-- Data block --
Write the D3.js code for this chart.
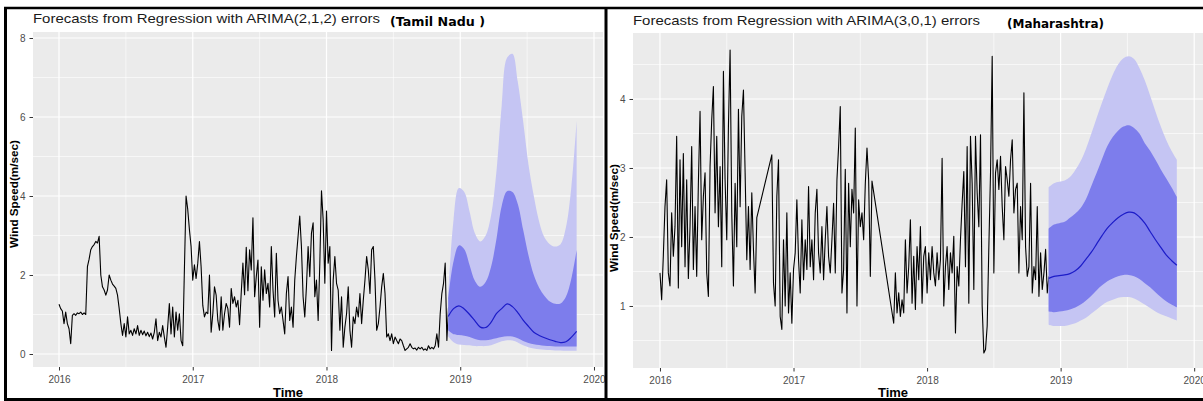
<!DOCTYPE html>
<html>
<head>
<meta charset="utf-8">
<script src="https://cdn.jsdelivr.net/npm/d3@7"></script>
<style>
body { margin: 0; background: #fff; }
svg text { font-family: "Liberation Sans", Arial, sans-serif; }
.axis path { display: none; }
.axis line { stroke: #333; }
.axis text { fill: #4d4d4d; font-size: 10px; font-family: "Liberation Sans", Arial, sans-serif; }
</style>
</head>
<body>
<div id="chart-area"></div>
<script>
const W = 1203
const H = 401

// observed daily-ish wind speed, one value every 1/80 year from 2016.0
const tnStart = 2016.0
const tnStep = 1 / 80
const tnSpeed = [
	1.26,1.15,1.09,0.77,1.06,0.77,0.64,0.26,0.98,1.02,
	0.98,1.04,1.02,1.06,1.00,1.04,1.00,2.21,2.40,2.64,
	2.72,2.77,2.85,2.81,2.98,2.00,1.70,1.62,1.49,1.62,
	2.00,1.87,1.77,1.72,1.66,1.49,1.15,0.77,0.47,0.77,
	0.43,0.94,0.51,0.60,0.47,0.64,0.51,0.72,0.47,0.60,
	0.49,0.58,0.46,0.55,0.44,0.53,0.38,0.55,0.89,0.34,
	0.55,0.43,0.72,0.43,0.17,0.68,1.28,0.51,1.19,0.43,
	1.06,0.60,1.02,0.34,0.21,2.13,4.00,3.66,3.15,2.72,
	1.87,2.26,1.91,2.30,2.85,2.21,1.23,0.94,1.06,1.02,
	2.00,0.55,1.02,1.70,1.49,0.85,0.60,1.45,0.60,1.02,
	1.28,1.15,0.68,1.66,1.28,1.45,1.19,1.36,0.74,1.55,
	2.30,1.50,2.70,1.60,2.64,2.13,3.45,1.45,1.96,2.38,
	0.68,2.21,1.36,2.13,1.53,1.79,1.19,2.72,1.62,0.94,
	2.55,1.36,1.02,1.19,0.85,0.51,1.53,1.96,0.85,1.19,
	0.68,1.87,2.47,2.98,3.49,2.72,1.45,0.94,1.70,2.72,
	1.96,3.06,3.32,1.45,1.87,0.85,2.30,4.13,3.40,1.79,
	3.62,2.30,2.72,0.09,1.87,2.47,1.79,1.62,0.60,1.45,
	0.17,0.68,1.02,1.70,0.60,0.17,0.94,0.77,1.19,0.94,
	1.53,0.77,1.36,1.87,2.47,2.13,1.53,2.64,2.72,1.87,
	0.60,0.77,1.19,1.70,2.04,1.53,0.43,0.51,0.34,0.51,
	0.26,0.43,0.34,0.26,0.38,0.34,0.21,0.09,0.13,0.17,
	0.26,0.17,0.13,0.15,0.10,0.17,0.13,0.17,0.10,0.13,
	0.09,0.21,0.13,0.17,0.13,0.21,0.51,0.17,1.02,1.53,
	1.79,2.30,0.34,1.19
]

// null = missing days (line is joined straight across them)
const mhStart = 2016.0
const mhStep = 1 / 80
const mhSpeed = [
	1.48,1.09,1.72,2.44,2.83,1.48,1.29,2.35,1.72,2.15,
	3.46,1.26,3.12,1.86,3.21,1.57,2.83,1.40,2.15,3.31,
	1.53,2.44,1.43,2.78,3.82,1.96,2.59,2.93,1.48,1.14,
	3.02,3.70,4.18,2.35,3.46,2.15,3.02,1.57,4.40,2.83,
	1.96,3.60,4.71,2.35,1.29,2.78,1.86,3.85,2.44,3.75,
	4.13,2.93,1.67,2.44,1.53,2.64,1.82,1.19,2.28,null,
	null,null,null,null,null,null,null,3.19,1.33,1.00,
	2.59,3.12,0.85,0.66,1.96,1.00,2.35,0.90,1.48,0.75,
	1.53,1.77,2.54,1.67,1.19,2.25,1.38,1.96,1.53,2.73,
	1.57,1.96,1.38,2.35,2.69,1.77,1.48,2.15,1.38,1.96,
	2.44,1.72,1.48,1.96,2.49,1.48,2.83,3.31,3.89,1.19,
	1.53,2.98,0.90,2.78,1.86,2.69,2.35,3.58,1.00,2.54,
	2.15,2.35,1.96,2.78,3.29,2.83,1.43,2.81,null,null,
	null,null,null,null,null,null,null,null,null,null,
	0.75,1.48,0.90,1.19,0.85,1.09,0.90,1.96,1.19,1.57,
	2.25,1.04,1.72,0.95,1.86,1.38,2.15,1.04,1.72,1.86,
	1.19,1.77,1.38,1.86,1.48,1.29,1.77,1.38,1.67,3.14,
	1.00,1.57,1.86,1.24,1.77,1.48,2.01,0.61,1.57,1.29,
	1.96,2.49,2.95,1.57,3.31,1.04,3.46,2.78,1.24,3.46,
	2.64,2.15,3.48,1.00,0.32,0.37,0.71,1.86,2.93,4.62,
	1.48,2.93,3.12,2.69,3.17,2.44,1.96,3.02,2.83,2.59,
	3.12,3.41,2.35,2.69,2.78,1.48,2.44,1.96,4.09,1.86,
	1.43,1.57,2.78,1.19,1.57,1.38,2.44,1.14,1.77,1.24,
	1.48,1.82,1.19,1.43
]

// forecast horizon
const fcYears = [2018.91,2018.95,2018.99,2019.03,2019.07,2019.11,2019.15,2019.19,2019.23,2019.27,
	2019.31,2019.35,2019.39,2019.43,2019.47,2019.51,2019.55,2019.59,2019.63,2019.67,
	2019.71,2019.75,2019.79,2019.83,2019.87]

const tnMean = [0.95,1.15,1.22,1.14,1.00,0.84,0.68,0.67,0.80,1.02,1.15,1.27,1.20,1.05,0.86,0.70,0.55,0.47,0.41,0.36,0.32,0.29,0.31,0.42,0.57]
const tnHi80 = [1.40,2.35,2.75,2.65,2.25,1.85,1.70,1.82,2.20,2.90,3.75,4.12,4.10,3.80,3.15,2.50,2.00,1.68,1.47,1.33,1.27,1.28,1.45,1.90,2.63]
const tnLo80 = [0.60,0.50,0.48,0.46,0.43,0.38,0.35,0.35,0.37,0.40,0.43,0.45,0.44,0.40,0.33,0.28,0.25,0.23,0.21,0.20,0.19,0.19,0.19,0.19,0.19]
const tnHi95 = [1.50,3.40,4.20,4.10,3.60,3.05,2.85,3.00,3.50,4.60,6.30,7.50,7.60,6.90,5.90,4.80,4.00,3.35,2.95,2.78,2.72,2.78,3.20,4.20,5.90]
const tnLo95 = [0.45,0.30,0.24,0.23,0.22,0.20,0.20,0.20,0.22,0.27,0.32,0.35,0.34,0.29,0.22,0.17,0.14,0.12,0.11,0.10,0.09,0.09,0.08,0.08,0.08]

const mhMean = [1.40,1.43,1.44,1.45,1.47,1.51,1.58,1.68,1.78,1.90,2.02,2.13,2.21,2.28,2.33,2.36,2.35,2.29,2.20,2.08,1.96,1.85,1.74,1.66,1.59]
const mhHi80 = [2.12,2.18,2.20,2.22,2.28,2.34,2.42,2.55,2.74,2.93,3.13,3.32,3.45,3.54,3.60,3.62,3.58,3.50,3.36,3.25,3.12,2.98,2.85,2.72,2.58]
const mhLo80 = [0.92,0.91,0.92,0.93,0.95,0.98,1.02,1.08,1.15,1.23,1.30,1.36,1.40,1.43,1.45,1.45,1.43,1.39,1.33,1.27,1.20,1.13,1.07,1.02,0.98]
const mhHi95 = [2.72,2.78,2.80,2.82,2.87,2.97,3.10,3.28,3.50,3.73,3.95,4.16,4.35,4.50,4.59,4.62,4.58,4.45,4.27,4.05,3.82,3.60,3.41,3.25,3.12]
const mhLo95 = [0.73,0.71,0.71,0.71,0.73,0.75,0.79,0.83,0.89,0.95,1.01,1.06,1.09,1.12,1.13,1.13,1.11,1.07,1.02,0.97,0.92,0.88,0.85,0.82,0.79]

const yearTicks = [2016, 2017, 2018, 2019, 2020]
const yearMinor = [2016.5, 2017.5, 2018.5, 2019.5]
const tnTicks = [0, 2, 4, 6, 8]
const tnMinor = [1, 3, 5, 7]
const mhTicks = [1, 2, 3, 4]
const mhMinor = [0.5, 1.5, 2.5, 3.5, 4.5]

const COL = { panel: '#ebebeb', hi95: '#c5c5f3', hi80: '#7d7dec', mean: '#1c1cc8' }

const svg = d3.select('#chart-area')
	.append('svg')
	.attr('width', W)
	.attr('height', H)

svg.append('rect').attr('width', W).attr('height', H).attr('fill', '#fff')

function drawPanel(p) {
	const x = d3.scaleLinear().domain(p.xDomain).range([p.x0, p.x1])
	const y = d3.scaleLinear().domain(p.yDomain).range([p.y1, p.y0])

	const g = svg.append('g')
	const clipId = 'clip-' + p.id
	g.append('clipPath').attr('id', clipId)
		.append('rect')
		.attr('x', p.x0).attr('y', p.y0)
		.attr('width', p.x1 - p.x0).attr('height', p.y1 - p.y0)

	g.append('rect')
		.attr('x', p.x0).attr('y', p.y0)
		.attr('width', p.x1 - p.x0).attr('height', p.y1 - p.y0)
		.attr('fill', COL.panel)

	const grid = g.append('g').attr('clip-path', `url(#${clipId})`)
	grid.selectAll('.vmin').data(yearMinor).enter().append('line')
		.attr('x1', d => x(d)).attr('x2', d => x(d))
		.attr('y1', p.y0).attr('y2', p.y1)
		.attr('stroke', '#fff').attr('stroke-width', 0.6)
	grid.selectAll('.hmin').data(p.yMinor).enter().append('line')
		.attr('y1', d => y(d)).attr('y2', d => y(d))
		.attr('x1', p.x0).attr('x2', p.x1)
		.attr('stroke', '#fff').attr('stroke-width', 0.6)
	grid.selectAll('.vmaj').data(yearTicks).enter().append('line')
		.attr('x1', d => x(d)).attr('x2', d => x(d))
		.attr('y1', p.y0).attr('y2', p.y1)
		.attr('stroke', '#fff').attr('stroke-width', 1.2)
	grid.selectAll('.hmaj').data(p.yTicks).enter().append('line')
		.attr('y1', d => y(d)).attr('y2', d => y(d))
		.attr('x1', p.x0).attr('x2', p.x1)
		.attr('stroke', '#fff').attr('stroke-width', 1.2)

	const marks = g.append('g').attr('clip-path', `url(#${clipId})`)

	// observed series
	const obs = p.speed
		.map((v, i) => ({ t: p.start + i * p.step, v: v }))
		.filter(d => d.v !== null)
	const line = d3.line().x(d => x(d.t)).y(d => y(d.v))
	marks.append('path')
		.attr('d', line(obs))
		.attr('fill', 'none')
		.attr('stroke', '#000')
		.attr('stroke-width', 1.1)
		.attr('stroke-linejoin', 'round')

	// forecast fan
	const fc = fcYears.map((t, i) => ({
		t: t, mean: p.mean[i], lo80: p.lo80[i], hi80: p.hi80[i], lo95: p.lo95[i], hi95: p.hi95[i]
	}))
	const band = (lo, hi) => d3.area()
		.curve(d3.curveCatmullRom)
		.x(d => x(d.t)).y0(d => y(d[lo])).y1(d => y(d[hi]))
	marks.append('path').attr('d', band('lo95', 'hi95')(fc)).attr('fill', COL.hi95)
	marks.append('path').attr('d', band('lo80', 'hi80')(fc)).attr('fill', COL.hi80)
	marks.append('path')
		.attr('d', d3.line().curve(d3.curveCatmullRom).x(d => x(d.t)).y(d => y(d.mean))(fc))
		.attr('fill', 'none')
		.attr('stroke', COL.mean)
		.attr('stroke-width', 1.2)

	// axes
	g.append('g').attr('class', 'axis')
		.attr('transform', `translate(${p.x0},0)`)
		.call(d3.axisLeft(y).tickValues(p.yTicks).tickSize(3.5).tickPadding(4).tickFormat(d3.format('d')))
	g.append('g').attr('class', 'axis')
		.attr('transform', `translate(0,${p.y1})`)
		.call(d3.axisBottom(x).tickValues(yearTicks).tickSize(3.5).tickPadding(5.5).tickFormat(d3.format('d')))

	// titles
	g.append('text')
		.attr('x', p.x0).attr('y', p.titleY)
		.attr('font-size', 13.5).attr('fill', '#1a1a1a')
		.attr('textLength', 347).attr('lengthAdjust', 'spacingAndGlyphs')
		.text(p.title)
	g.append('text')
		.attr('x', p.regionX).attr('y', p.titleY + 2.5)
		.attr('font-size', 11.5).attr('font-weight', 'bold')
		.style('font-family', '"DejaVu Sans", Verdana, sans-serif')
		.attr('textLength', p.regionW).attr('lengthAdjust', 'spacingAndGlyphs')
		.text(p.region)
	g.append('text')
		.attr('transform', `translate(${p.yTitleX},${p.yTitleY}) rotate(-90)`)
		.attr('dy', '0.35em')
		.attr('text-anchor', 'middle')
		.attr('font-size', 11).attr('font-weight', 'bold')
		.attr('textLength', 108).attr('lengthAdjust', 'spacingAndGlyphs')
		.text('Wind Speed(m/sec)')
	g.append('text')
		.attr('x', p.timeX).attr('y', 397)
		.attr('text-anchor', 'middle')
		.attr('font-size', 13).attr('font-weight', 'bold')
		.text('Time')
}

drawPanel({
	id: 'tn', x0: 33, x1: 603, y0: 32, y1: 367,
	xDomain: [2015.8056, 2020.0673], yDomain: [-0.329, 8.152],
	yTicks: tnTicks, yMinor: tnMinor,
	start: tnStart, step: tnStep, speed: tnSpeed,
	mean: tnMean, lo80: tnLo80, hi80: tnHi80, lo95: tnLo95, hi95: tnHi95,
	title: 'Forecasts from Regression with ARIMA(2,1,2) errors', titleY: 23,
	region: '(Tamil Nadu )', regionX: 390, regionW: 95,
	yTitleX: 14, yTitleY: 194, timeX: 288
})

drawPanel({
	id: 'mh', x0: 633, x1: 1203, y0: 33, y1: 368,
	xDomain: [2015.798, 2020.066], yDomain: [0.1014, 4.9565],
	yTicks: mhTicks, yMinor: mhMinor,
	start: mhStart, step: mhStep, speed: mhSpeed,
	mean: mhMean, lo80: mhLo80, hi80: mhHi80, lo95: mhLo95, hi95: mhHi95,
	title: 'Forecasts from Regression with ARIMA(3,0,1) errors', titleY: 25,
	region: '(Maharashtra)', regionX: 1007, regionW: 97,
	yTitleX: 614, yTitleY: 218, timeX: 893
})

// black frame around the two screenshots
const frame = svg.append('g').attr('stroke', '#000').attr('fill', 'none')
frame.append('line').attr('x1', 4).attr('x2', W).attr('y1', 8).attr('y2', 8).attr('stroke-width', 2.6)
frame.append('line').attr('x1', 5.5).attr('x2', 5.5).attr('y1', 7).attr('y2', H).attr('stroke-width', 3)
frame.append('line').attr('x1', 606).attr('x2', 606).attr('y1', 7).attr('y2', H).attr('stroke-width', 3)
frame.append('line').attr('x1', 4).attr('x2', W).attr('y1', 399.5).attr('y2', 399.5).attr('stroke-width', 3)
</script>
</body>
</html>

-- Given exercise --
Write out an exact copy of the listing, first line through the line containing "const H = 401", with the pictures left out.

-- Complete response --
Write the D3.js code for this chart.
<!DOCTYPE html>
<html>
<head>
<meta charset="utf-8">
<script src="https://cdn.jsdelivr.net/npm/d3@7"></script>
<style>
body { margin: 0; background: #fff; }
svg text { font-family: "Liberation Sans", Arial, sans-serif; }
.axis path { display: none; }
.axis line { stroke: #333; }
.axis text { fill: #4d4d4d; font-size: 10px; font-family: "Liberation Sans", Arial, sans-serif; }
</style>
</head>
<body>
<div id="chart-area"></div>
<script>
const W = 1203
const H = 401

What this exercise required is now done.